Rick de Blaby, chief executive of Get Living, commented: “When Get Living launched in 2013, a year after the publication of the Montague Review, the Build to Rent sector barely existed in the United Kingdom. At East Village, we not only had to re-engineer the former Athlete's Village, but also to effectively write the business plan for Build To Rent in the UK.
“BTR is now succeeding in its mission and has grown in the UK’s core cities and towns. At Get Living, the experience of operating our current 4,000 homes, with a further 6,500 in the near-term pipeline, gives us profound insight into what people want and aspire to have from their homes, their neighbourhood, their amenity and the community within which they seek to belong. The responsibility for the entire BtR sector to deliver more homes, of high quality, within the reach of affordability, providing ambient well-being, with social and environmental value, in places that enable people to thrive, has never been more relevant, but in some respects is now more challenging.
“Get Living and others in the sector, want to play their part. It is incumbent on both the public and private sectors to work together, find alignment and work to resolve the barriers so that the UK can address the ongoing shortage of housing so that everyone can have the home they deserve. For our part, we are driven by the need to innovate, meet the demand and constantly improve the resident experience.
“As the Savills research demonstrates, there is a huge growth in store for Built To Rent and we only have to look at the scale of the sector in the US to see what can be achieved.”
Alex Greaves, Head of UK and European Living, M&G Real Estate, said: “The BPF’s findings highlight the coming of age of residential as a mainstream asset class and confirm the importance of Build-to-Rent within the wider private rented sector.

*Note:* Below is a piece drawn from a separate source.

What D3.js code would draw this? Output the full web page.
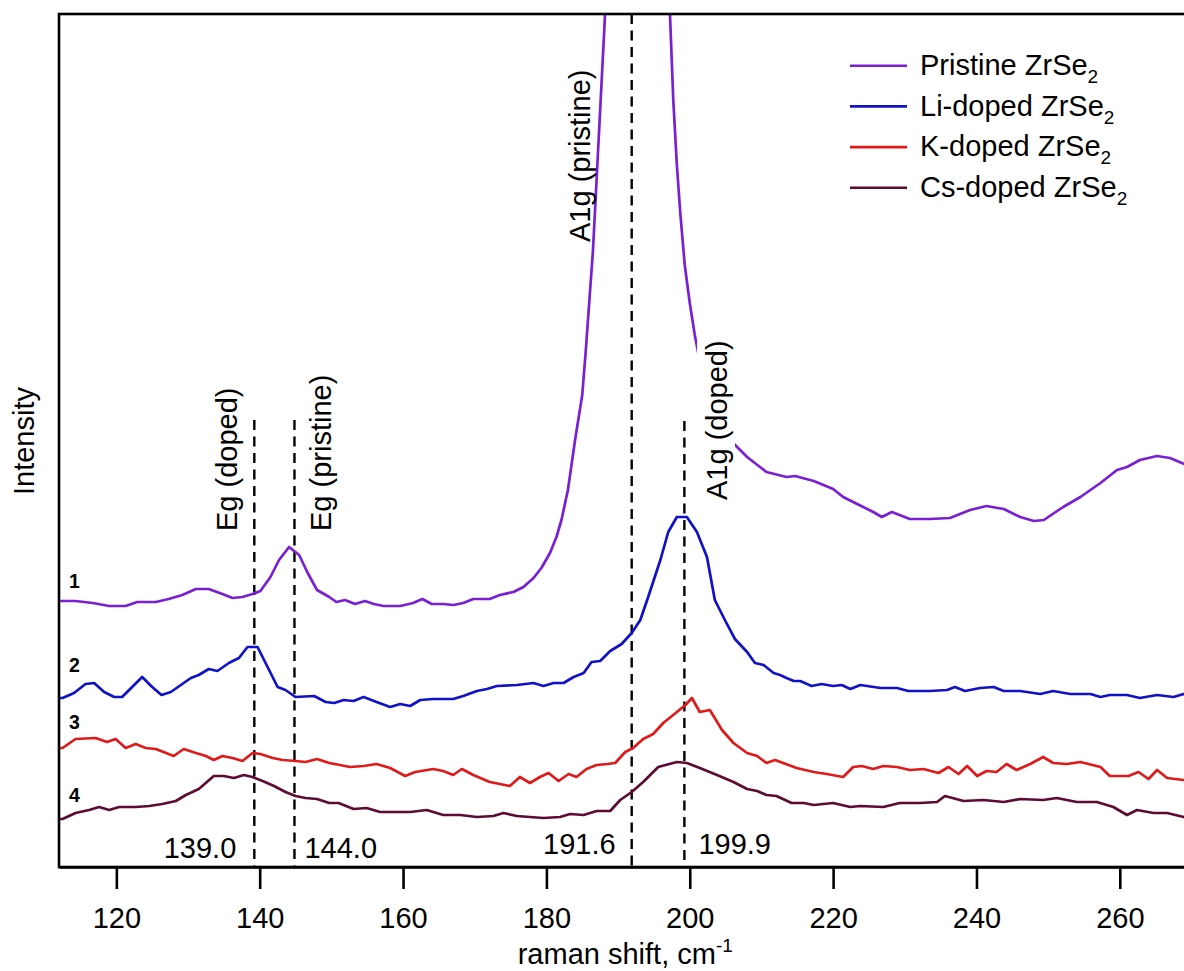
<!DOCTYPE html>
<html><head><meta charset="utf-8">
<script src="https://cdn.jsdelivr.net/npm/d3@7"></script>
<style>
body{margin:0;background:#fff}
text{font-family:"Liberation Sans",Arial,Helvetica,sans-serif;fill:#000}
</style>
</head><body><svg id="c" width="1184" height="971"></svg>
<script>
// ---- data (raman shift in cm^-1, intensity in arbitrary units) ----
const pristineShift = [112,112.5,114.3,116.7,119,121.3,122.9,125.5,127.3,129.2,131.1,132.9,134.8,136.2,137.6,139,140.1,141.5,142.7,144.1,145.5,146.7,148,149.7,150.7,151.9,153.3,154.7,155.9,157.3,159.6,161.4,162.7,164,165.6,167,168.4,169.8,172.1,173.5,175.4,176.8,178.2,179.3,180.5,181.4,182.1,183,184,185,185.5,186,186.5,187,187.5,188,188.5,189.5,190.5,191.5,192.5,193.5,194.5,195.5,196.5,197.25,197.7,198.2,198.7,199.3,200,200.7,201.5,202.5,203.5,204.5,205.9,208,210.7,213.5,214.7,217.3,220,221.4,224.2,225.6,226.8,228.2,230.7,233.5,236.3,239.1,241.4,243.8,246.1,248,249.4,252.1,254.5,257.3,259.6,261,262.8,265.2,267,269,270];
const pristineIntensity = [266,266,266,264,261,261,265,265,268,272,278,278,273,269,270,273,276,290,307,320,312,294,277,270,265,267,263,266,263,261,261,264,268,263,263,262,264,268,268,272,275,280,289,299,314,330,347,377,427,472,517,567,617,687,757,827,900,1100,1300,1450,1500,1450,1300,1150,980,851,767,702,652,602,564,532,502,477,457,442,425,410,395,390,391,386,378,370,360,355,350,355,348,348,349,357,361,358,350,346,347,360,370,384,397,400,407,411,409,403,400];

const liShift = [112,112.5,114.1,115.7,116.9,118.3,119.7,120.8,123.6,125,126.3,127.6,129,130.4,131.5,132.9,134.1,135.7,137.1,138.3,139.7,141.1,142.5,143.6,145,147.6,149.2,150.4,151.7,153.1,154.5,156.3,158.2,159.6,161,162.4,164.2,167,168.4,170.3,171.7,173.1,175.9,178.2,179.6,181,182.4,183.8,185.2,186.3,187.5,188.9,190.5,191.9,193.1,194.2,195.9,197,198.2,199.6,201,202.4,203.5,204.9,206.3,208,209.1,210.3,211.7,212.6,213.5,214.5,215.4,217,218.4,220,221.2,222.4,223.8,226.6,228.9,230.5,233.5,235.9,237,238.4,240.5,242.4,243.8,246.1,248.9,250.7,253.1,255.9,257.3,258.6,261,262.8,265.2,267.5,268.9,270];
const liIntensity = [169,169,174,183,184,175,170,170,190,180,172,175,182,189,192,198,196,204,209,220,220,200,180,177,170,171,165,164,167,166,170,165,160,163,161,167,168,168,171,176,178,181,182,184,181,184,184,190,194,205,206,216,223,234,247,270,307,335,350,350,335,310,267,247,228,215,204,202,194,192,189,186,186,181,183,181,182,178,182,179,179,176,176,177,180,176,179,180,176,176,173,176,173,173,170,172,172,169,172,170,173,172];

const kShift = [112,112.5,114.3,117.1,118.7,119.9,121.3,122.7,124.1,125.5,128,129.4,131.1,132.5,133.6,134.8,136.2,137.6,139,140.1,141.8,143.2,145,146.4,148,149.7,151.2,152.6,154.5,156.3,158.2,160.3,161.7,164.2,165.6,167,168.2,169.8,172.1,174.9,176.3,177.7,179.1,180.3,181.7,183.1,184.2,185.6,187,188.5,189.6,191,192.1,193.5,194.9,196.3,198.2,199.4,200.3,201.4,202.8,204.5,206.1,208,209.4,210.7,211.9,214.9,217.3,219.1,221.4,222.8,224,225.6,227,228.9,230.7,232.6,234.7,236.1,237.5,238.7,240.1,241.4,242.8,244.2,245.6,247.5,249.3,250.7,252.6,254.5,257.3,258.6,261.2,262.6,264,265.2,266.6,268.9,270];
const kIntensity = [119,119,128,129,125,128,119,123,119,118,111,118,114,111,107,111,109,106,114,113,109,107,106,105,108,104,102,100,101,103,99,91,95,98,96,92,98,92,85,81,90,84,90,94,86,93,90,98,102,103,104,115,119,128,133,144,155,162,169,155,157,137,124,114,111,104,107,99,95,93,90,100,101,98,101,100,97,98,94,100,93,101,91,96,95,103,97,103,110,104,103,105,100,91,91,95,88,97,89,87,87];

const csShift = [112,112.5,114.3,116.2,117.6,119,120.4,122.7,124.6,126.4,128.3,129.7,131.5,133.6,135,136.4,137.8,139,140.4,142,143.6,145,146.4,148,149.7,151,153.1,154.9,156.8,159.1,161,163.3,165.6,168,170.3,172.6,174,175.9,177.7,179.6,181.9,183.3,185.2,187,188.9,190.3,191.9,193.5,195.6,198.2,199.6,201.4,203.8,206.1,208,209.4,210.7,212.1,214.2,215.9,217.3,220,222.4,223.8,227,229.3,232.1,234.5,235.6,238.2,241,243.8,246.1,249.3,251.2,254,256.8,259.1,261,262.4,264.7,266.6,268.9,270];
const csIntensity = [48,48,54,57,60,57,60,60,61,63,66,72,78,91,91,89,92,90,86,81,75,71,69,68,64,64,58,59,55,55,55,57,52,52,50,51,54,51,50,49,50,53,52,56,56,67,75,85,100,105,104,99,92,85,78,76,72,71,64,64,62,64,60,61,60,64,64,65,71,66,67,65,68,67,69,65,65,60,52,57,54,54,50,49];

const seriesNames = ["Pristine ZrSe", "Li-doped ZrSe", "K-doped ZrSe", "Cs-doped ZrSe"];
const seriesColors = ["#7b1fd3", "#1111c6", "#e01a1a", "#5e0b33"];
const seriesNumbers = ["1", "2", "3", "4"];
const xTicks = [120, 140, 160, 180, 200, 220, 240, 260];
const peakLinePositions = [139.25, 144.85, 191.9, 199.25];
const peakValueLabels = ["139.0", "144.0", "191.6", "199.9"];
const modeLabels = ["Eg (doped)", "Eg (pristine)", "A1g (pristine)", "A1g (doped)"];

// ---- layout ----
const W = 1184, H = 971;
const L = 59, T = 14, R = 1191.5, B = 867;
const FONT = 29;
const svg = d3.select("#c");
svg.append("rect").attr("width", W).attr("height", H).attr("fill", "#fff");

const x = d3.scaleLinear().domain([112, 270]).range([L, R]);
const y = d3.scaleLinear().domain([0, 853]).range([B, T]);

svg.append("defs").append("clipPath").attr("id", "plotclip")
  .append("rect").attr("x", L).attr("y", T).attr("width", R - L).attr("height", B - T);

const seriesData = [
  d3.zip(pristineShift, pristineIntensity),
  d3.zip(liShift, liIntensity),
  d3.zip(kShift, kIntensity),
  d3.zip(csShift, csIntensity)
];

const line = d3.line().x(d => x(d[0])).y(d => y(d[1]));

// dashed peak lines
const lineTops = [420, 420, T, 421];
const dashG = svg.append("g");
peakLinePositions.forEach((p, i) => {
  dashG.append("line")
    .attr("x1", x(p)).attr("x2", x(p))
    .attr("y1", lineTops[i]).attr("y2", B)
    .attr("stroke", "#000").attr("stroke-width", 2.4)
    .attr("stroke-dasharray", "10,6.5");
});

// curves
const curveG = svg.append("g").attr("clip-path", "url(#plotclip)");
seriesData.slice().reverse().forEach((d, ri) => {
  const i = seriesData.length - 1 - ri;
  curveG.append("path").datum(d)
    .attr("d", line).attr("fill", "none")
    .attr("stroke", seriesColors[i]).attr("stroke-width", 2.7)
    .attr("stroke-linejoin", "round");
});

// frame
svg.append("rect").attr("x", L).attr("y", T).attr("width", R - L).attr("height", B - T)
  .attr("fill", "none").attr("stroke", "#000").attr("stroke-width", 2.6);

// x axis
const axis = d3.axisBottom(x).tickValues(xTicks).tickSize(22).tickSizeOuter(0).tickPadding(18)
  .tickFormat(d3.format("d"));
const ax = svg.append("g").attr("transform", `translate(0,${B})`).call(axis);
ax.select(".domain").attr("stroke", "#000").attr("stroke-width", 2.6);
ax.selectAll(".tick line").attr("stroke", "#000").attr("stroke-width", 2.6);
ax.selectAll(".tick text").attr("font-size", FONT)
  .attr("font-family", '"Liberation Sans",Arial,sans-serif').attr("fill", "#000");

// axis titles
const xt = svg.append("text").attr("x", (L + R) / 2).attr("y", 964)
  .attr("text-anchor", "middle").attr("font-size", FONT);
xt.append("tspan").text("raman shift, cm");
xt.append("tspan").attr("dy", -12).attr("font-size", 19).text("-1");

svg.append("text").attr("transform", "translate(34,441) rotate(-90)")
  .attr("text-anchor", "middle").attr("font-size", FONT).text("Intensity");

// series numbers
const numY = [588, 672, 729, 802];
seriesNumbers.forEach((n, i) => {
  svg.append("text").attr("x", 69).attr("y", numY[i])
    .attr("font-size", 19.5).attr("font-weight", "bold").text(n);
});

// peak value labels
const valPos = [
  {x: x(peakLinePositions[0]) - 18, y: 858, a: "end"},
  {x: x(peakLinePositions[1]) + 10, y: 858, a: "start"},
  {x: x(peakLinePositions[2]) - 16, y: 854, a: "end"},
  {x: x(peakLinePositions[3]) + 14, y: 854, a: "start"}
];
peakValueLabels.forEach((t, i) => {
  svg.append("text").attr("x", valPos[i].x).attr("y", valPos[i].y)
    .attr("text-anchor", valPos[i].a).attr("font-size", FONT).text(t);
});

// mode labels (rotated)
const modePos = [
  {x: 237, y: 531, bg: false},
  {x: 331, y: 531, bg: false},
  {x: 590, y: 242, bg: false},
  {x: 727, y: 500, bg: true}
];
modeLabels.forEach((t, i) => {
  const g = svg.append("g").attr("transform", `translate(${modePos[i].x},${modePos[i].y}) rotate(-90)`);
  const txt = g.append("text").attr("x", 0).attr("y", 0).attr("font-size", FONT).text(t);
  if (modePos[i].bg) {
    const bb = txt.node().getBBox();
    g.insert("rect", "text").attr("x", bb.x - 2).attr("y", bb.y - 4)
      .attr("width", bb.width + 4).attr("height", bb.height + 6).attr("fill", "#fff");
  }
});

// legend
const legY = [65.7, 106.4, 147.1, 187.8];
seriesNames.forEach((n, i) => {
  svg.append("line").attr("x1", 850).attr("x2", 907).attr("y1", legY[i]).attr("y2", legY[i])
    .attr("stroke", seriesColors[i]).attr("stroke-width", 2.6);
  const t = svg.append("text").attr("x", 920).attr("y", legY[i] + 9.3).attr("font-size", FONT);
  t.append("tspan").text(n);
  t.append("tspan").attr("dy", 8).attr("font-size", 19).text("2");
});
</script>
</body></html>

“Over the last 10 years, institutional investment into BTR has made a significant contribution to UK housing numbers with further growth continuing year on year. It provides professionally managed homes across a wide range of locations, price points and age groups. From an investor perspective, BTR is highly defensive in terms of cash flows, provides consistent returns for investors and offers clear opportunities to create low-carbon homes and ESG-led rental communities. We continue to explore new investment opportunities across the UK and can only see the sector growing in strength over the next decade.”